Trainerfrage nach wie vor offen
Löw wird dann allerdings nur noch im Hintergrund agieren. Dass der 46-Jährige nach der Saison wieder als "Head of Soccer Development" unter Jürgen Klopp bei Red Bull arbeiten wird, ist bereits klar. Wer dann an der Seitenlinie von RB Leipzig steht, hingegen nicht. Mit Cesc Fabregas, Roger Schmidt, Oliver Glasner und auch Sandro Wagner geistern zumindest genügend Namen durch die Medien.
Sicher ist hingegen, dass am Cottaweg einiges auf den Prüfstand gestellt wird. "Es bedarf gewisser Veränderungen, damit wir wieder den Fußball spielen, den man von RB gewohnt ist", sagte Sportchef Schäfer. Sprich eine "hohe Intensität mit und gegen den Ball, ein hohes Energielevel, die gewisse Mentalität und eine gute Balance in der Kaderstruktur."
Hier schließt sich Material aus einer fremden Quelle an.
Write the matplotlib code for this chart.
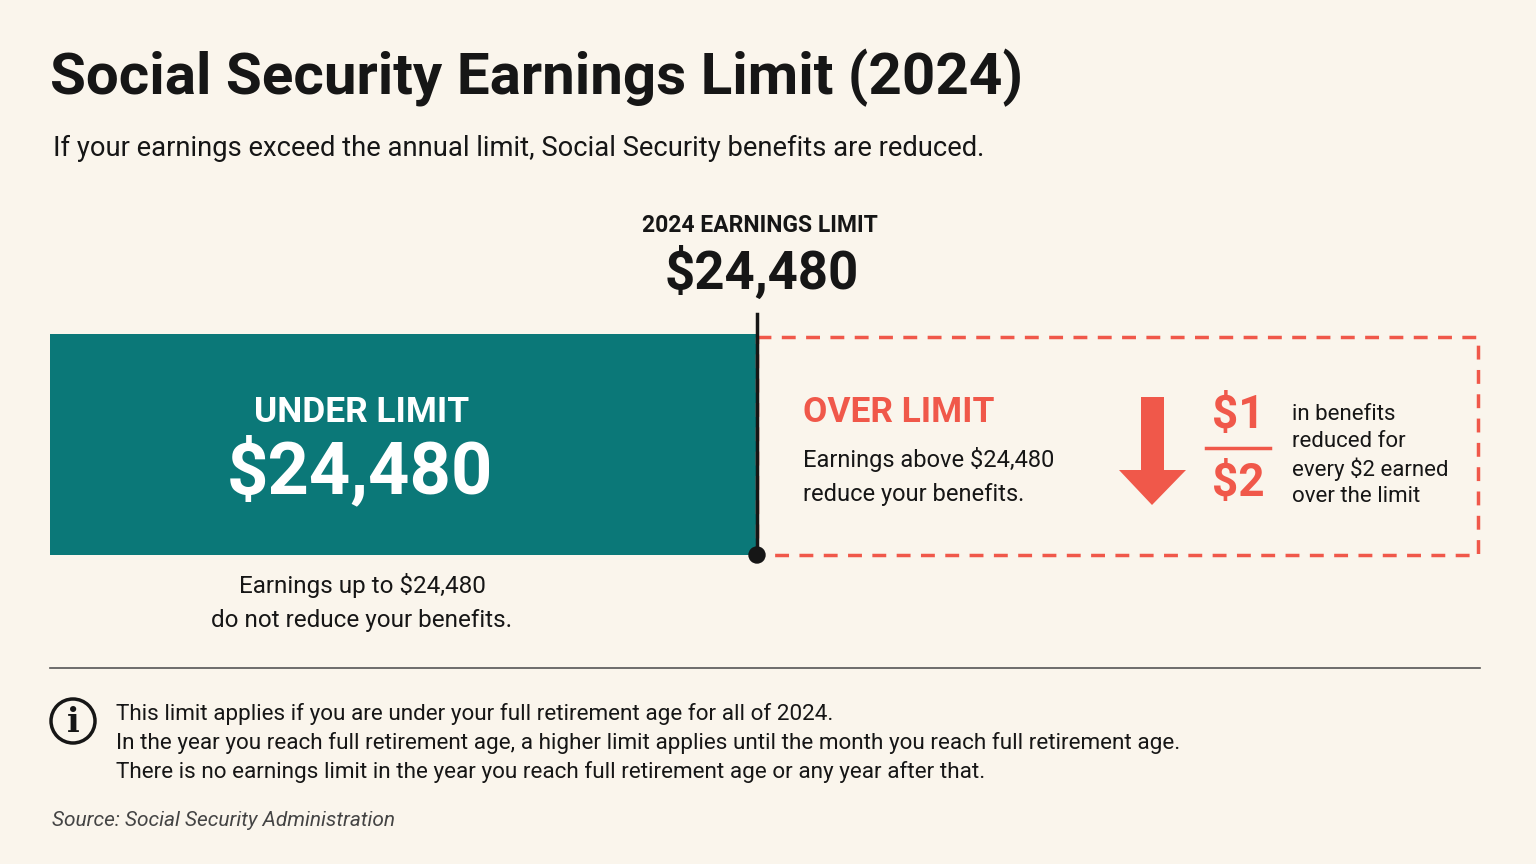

Umbruch ja - aber wie groß?
An letzterem Punkt wird sich auch Schäfer messen lassen müssen. Einen XXL-Umbruch wie vor zwei Jahren wird es zwar wohl nicht geben, dennoch dürfte sich das Gesicht des Teams im Sommer auf einigen Positionen verändern. Von der Transferphilosophie "jung, hungrig, entwicklungsfähig" werde man aber nicht abweichen, stellte Schäfer klar.
Gleichzeitig richtete er den Blick nach den jüngsten Enttäuschungen so positiv wie möglich in die Zukunft: "Ich sehe es auch als Chance, weil wir die Dinge verändern, die wir eh schon gesehen haben. Wir werden versuchen, sie mit aller Konsequenz anzugehen und auch umzusetzen. Dass wir mehr verändern müssen, als man zum Anfang der Saison gedacht hat, liegt auf der Hand."